LinkedIn, Follow-Ups, and Recruiters. How to Use Them Without Losing Your Confidence

For many job seekers, this is the stage where confidence starts to wobble.

  • You’ve applied.
  • You’ve interviewed.
  • You’re trying to stay visible.

And yet, it still feels like everything is happening out of reach. LinkedIn feels exposed, and following up feels awkward. Recruiter communication feels inconsistent. All of that makes sense in the current job market.


Why LinkedIn matters quietly, not loudly

In slower hiring markets, LinkedIn becomes less about broadcasting and more about reassurance.

Recruiters and hiring managers often check LinkedIn profiles alongside CVs. They’re looking for alignment rather than brilliance.

  • Does this person’s experience make sense?
  • Are they active in their field?
  • Do they look consistent and credible?

You don’t need to post constantly. Occasional engagement, thoughtful comments, or small updates are enough to signal presence.
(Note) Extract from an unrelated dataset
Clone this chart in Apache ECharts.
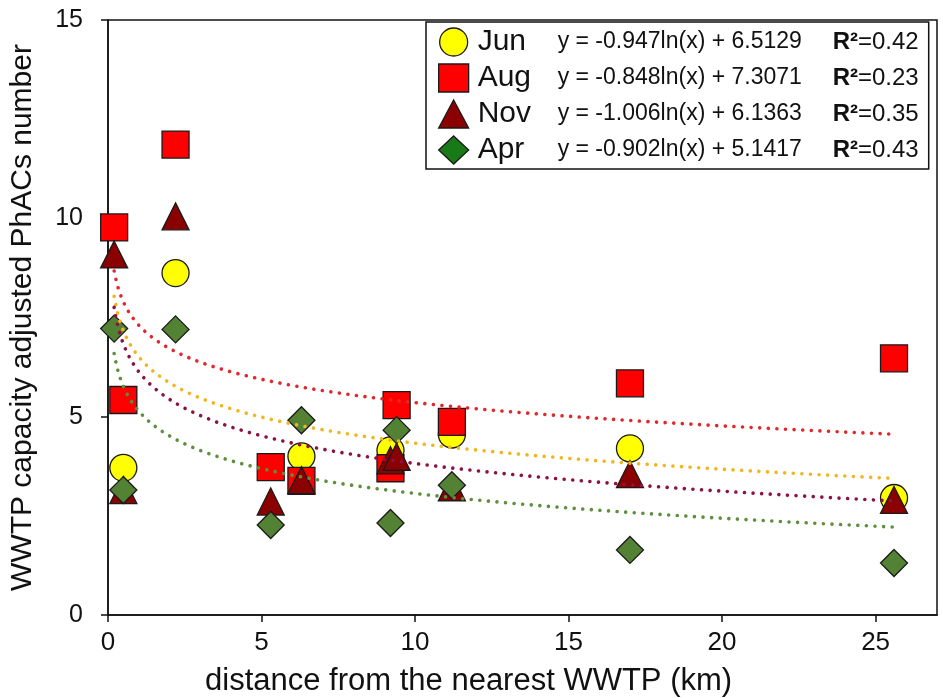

Think of LinkedIn as context, not performance.


Following up without second-guessing yourself

Following up doesn’t speed up decision-making, but it does give you clarity. In a market shaped by economic caution, political change, and internal approvals, delays are common. A single follow-up is professional, and multiple follow-ups rarely change the outcome.

  • Set a follow-up point.
  • Send a brief message.

Then refocus your energy elsewhere. This protects your confidence as much as your time.


Understanding the recruiter relationship

Recruiters sit in the middle; they manage client expectations, and they manage candidate hopes. However, they often don’t have control over timelines. That can feel frustrating when you’re waiting. The most effective way to work with recruiters is to treat the relationship as ongoing, not role-by-role.

  • Be clear about what you want.
  • Be realistic about timelines.
  • Stay visible without pressure.

Remember, not every interaction will lead to a role, but many roles come from relationships built over time.


Keeping yourself grounded

LinkedIn, follow-ups, and recruiter conversations can all trigger comparison and self-doubt, especially when outcomes are slow. If you notice confidence dipping, that’s a cue to pause and reset, not to withdraw completely.

  • Limit scrolling.
  • Track what you’ve done.
  • Remind yourself that visibility doesn’t equal immediacy.
  • Trust the process. Progress here is subtle, but it’s still progress.

A final thought

You don’t need to master LinkedIn, you don’t need perfect follow-ups, and you don’t need to impress recruiters. You just need to stay gently engaged in a system that’s moving more slowly than usual. That’s not a failure of effort, it’s a reflection of the times we’re in.

And you’re handling it better than you think.